What are the Signs and Symptoms of Ocular Albinism?
The signs and symptoms of Ocular Albinism may differ among affected individuals in type and severity. In most affected individuals, the hair and skin color are normal, although some may present with a lighter shade of skin and/or hair color when compared to unaffected family members.
The following are some common symptoms of the condition:
- Pale blue, red, or purple iris (eye)
- Decreased vision/visual clarity
- Blurred vision
- Sensitivity of eyes to light
- Nystagmus - an irregular and continuous eye movement
- Astigmatism - formation of distorted images in the retina
- Strabismus - crossed eyes
- Macular hypoplasia – improper development of the macula, which is a part of retina involved in vision clarity
How is Ocular Albinism Diagnosed?
The diagnosis of Albinism is made by the following tests and exams:
- A thorough physical examination and assessment of symptoms
- An evaluation of family medical history
- Examination of the eyes for structural abnormalities
- Vision exam
- Visual-evoked potential (VEP) testing in children with visual problems
- Genetic testing for checking causative gene mutations in the fetus, if a family history of Ocular Albinism is present
Many clinical conditions may have similar signs and symptoms. Your healthcare provider may perform additional tests to rule out other clinical conditions to arrive at a definitive diagnosis.

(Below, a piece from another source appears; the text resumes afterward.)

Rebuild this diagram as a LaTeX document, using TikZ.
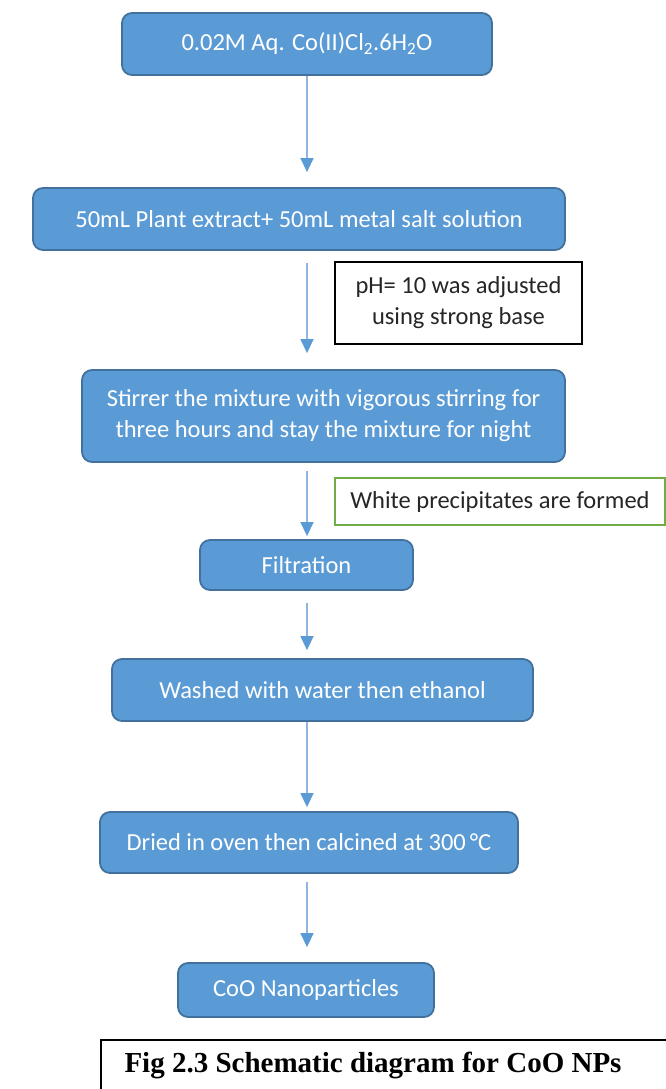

What are the possible Complications of Ocular Albinism?
The potential complications from Ocular Albinism include:
- Extreme sensitivity of eyes to light
- Vision problems
- Social isolation, which may affect the quality of life
How is Ocular Albinism Treated?
Ocular Albinism is treated in the following ways:
- Use of visual aids to help low or poor vision
- Tinted glasses to reduce light-sensitivity
- Use of UV-protected sunglasses
- Use of wide-brimmed hats to protect eyes from sensitivity to light
- Surgical correction for conditions such as strabismus and nystagmus
How can Ocular Albinism be Prevented?
- Ocular Albinism is a genetic disorder, and no specific methods or guidelines exist to prevent the condition
- Genetic testing of the expecting parents (and related family members) and prenatal diagnosis (molecular testing of the fetus during pregnancy) may help in understanding the risks better during pregnancy
- If there is a family history of the condition, then genetic counseling will help assess risks, before planning for a child
- Annual eye checkup and vision exams are highly recommended to prevent the development of complications
Active research is currently being performed to explore the possibilities for treatment and prevention of inherited and acquired genetic disorders such as Ocular Albinism.
What is the Prognosis of Ocular Albinism? (Outcomes/Resolutions)
- The prognosis of Ocular Albinism is good, as life expectancy is typically not affected
- However, due to light-sensitivity of the eyes, the choice of activities/profession for some individuals may be limited
- Regular eye examinations and vision acuity tests can help minimize complications
Additional and Relevant Useful Information for Ocular Albinism:
The US FDA is currently researching drugs that have the potential to increase pigmentation of hair and eyes, to a certain degree.